FHA Platform Totals More Than All Previous Years

2018 was a strong year for Bank of America Merrill Lynch’s FHA platform at nearly $150 million in financing; more than in all previous years combined and it is expected to grow in 2019, says Sindy Spivak.

Spivak says the national affordable housing need will continue with a limited pool of subsidy sources.

SAN FRANCISCO—Bank of America Merrill Lynch community development banking provided a record $4.7 billion in loans, tax credit equity investments and other real estate development solutions last year, surpassing 2017’s record financing of $4.53 billion.
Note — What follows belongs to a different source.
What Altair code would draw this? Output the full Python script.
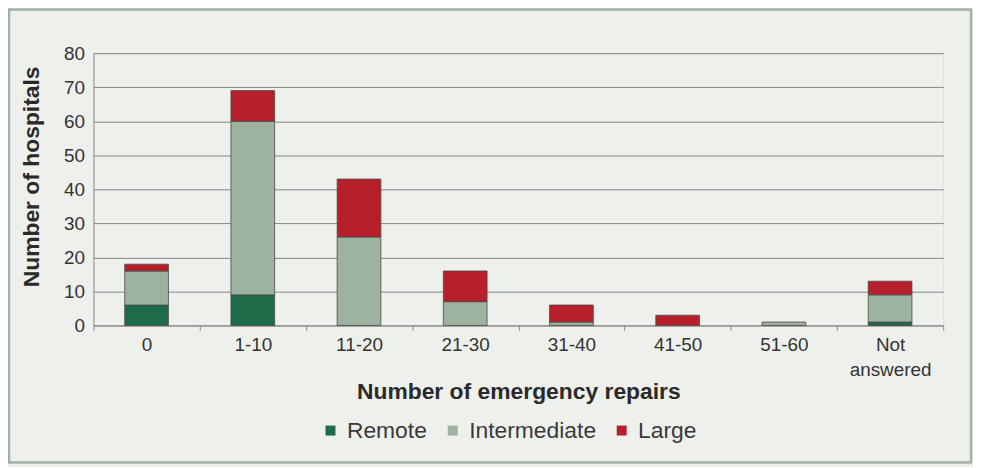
import altair as alt
import pandas as pd

categories = ["0", "1-10", "11-20", "21-30", "31-40", "41-50", "51-60", "Not answered"]
remote = [6, 9, 0, 0, 0, 0, 0, 1]
intermediate = [10, 51, 26, 7, 1, 0, 1, 8]
large = [2, 9, 17, 9, 5, 3, 0, 4]

series_names = ["Remote", "Intermediate", "Large"]
series_colors = ["#1d6b48", "#9db29f", "#b71f2a"]

rows = []
for i, cat in enumerate(categories):
    for k, (name, vals) in enumerate(zip(series_names, [remote, intermediate, large])):
        if vals[i] > 0:
            rows.append({"cat": cat, "series": name, "value": vals[i], "ord": k})
df = pd.DataFrame(rows)

FONT = "Liberation Sans"
W, H = 855, 274

bars = alt.Chart(df).mark_bar(size=44, stroke="#4a4a4a", strokeWidth=0.8).encode(
    x=alt.X(
        "cat:N",
        sort=categories,
        scale=alt.Scale(paddingInner=0, paddingOuter=0),
        axis=alt.Axis(
            title="Number of emergency repairs",
            labelAngle=0,
            labelFontSize=19,
            labelColor="#333333",
            labelPadding=5,
            labelLineHeight=25,
            labelExpr="datum.label == 'Not answered' ? ['Not', 'answered'] : datum.label",
            ticks=True,
            tickBand="extent",
            tickSize=5,
            tickColor="#8c8c8c",
            domainColor="#8c8c8c",
            titleFontSize=23,
            titleFontWeight="bold",
            titleColor="#2a2a2a",
            titleY=67,
            titleBaseline="middle",
        ),
    ),
    y=alt.Y(
        "value:Q",
        stack="zero",
        scale=alt.Scale(domain=[0, 80]),
        axis=alt.Axis(
            title="Number of hospitals",
            values=[0, 10, 20, 30, 40, 50, 60, 70, 80],
            labelFontSize=19,
            labelColor="#333333",
            labelPadding=9,
            ticks=False,
            grid=True,
            gridColor="#858585",
            gridWidth=1,
            domain=True,
            domainColor="#8c8c8c",
            titleFontSize=23,
            titleFontWeight="bold",
            titleColor="#2a2a2a",
            titleX=-62,
            titleY=124,
            titleBaseline="middle",
        ),
    ),
    color=alt.Color(
        "series:N",
        sort=series_names,
        scale=alt.Scale(domain=series_names, range=series_colors),
        legend=alt.Legend(
            title=None,
            orient="none",
            legendX=227,
            legendY=368,
            direction="horizontal",
            symbolType="square",
            symbolSize=100,
            symbolStrokeWidth=0,
            labelFontSize=23,
            labelColor="#3a3a3a",
            labelOffset=5,
            columnPadding=14,
        ),
    ),
    order=alt.Order("ord:Q", sort="ascending"),
)

frame = alt.Chart(alt.Data(values=[{"f": 1}])).mark_rect(
    fill=None, stroke="#9fb2a3", strokeWidth=2.5
).encode(
    x=alt.value(-85), x2=alt.value(883), y=alt.value(-44), y2=alt.value(412)
)

chart = alt.layer(frame, bars).properties(
    width=W,
    height=H,
    background="#eef0ec",
    padding={"left": 86, "top": 44, "right": 30, "bottom": 141},
    autosize=alt.AutoSizeParams(type="none"),
).configure_view(stroke=None).configure(font=FONT)

chart.save("out.html", embed_options={"renderer": "svg", "actions": False})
It deployed $3 billion in debt commitments and $1.7 billion in new equity investments by financing affordable housing, charter schools and economic development across the United States.

These efforts are part of the company’s commitment to deploying capital to address global issues outlined in the United Nations sustainable development goals. In this exclusive, Sindy Spivak, West region executive of community development banking with Bank of America Merrill Lynch, discussed last year’s activity, the impact of the bank’s first social bond and what’s on the horizon for 2019.

GlobeSt.com: How do you expect this year to compare to 2018/?

Spivak: We expect the continued need for affordable housing nationally and with a limited pool of subsidy sources. Last year, we saw pricing volatility in the low-income housing tax credit market post-tax reform as well as higher interest rates than recent past years.

In 2018, we had a very strong year on our FHA platform, closing nearly $150 million in financing. This is more than in all previous years combined and we expect that to grow in 2019. In 2018, we financed more than 600 workforce housing units (80 to 120% of area median income) across 10 developments. None of these developments allocated more than 50% of the units to households earning greater than 80% of AMI.We anticipate our clients will increasingly turn to FHA to finance both LIHTC and workforce housing developments, given the attractive terms of this financing.

GlobeSt.com: What types of trends and overall outlook are to be expected for 2019?

Spivak: While we expect the industry to continue facing challenges, our commitment to lending will remain strong in 2019. We’ve seen our clients come to us for larger deals–more units and financing–because they know we can take on projects of this size and scope. Multi-phase, multi-year projects can be complex and require a significant commitment but they also make a significant impact on the community. We are well positioned to provide this financing.

Developers are placing a priority on tenant programming and supportive services to assist residents, contributing to the long-term sustainability of the community. This includes financial education and literacy, job training and career development, parenting classes, access to healthcare and providing a link to the broader community and its resources. We’ve seen the significant benefits they achieve, including increased high school graduation rates, employment and quality of health, which help build strong and healthy communities.

We see greater interest and need for work-force housing, both construction and preservation. We have earmarked capital to help support this effort. We are also keeping an eye on construction and land costs, especially in higher-priced markets.

GlobeSt.com: Bank of America issued its first social bond. What is its impact?

Spivak: In January 2019, Bank of America issued its first social bond, becoming the first US bank to do so. The net proceeds will refinance the company’s investments in affordable housing and community development financial institutions, supporting the company’s efforts to address pressing issues that impact low- to moderate-income neighborhoods in the United States.

GlobeSt.com: What were the highlights of the deals that Bank of America Merrill Lynch financed in 2018?

Spivak: These efforts are driven by creating affordable housing for individuals, families, seniors, students, veterans, the formerly homeless, those with special needs and other at-risk groups. Some projects that closed in 2018 include Jordan Downs in Los Angeles, Harlem Hebrew Language Academy in New York City, Wisdom Village of Northlake II in Northlake, IL; Plaza Hotel in El Paso, Brighton Marine in Boston, and Village on Mercy Apartments in Orlando.

GlobeSt.com: What are some highlights worth noting from last year’s lending and investing activities?

Spivak: We remain committed to financing deals that make a significant impact on the communities we serve. Community development banking takes a holistic approach to help provide safe affordable housing, educational opportunities and economic development to help support the long-term sustainability of communities across the country.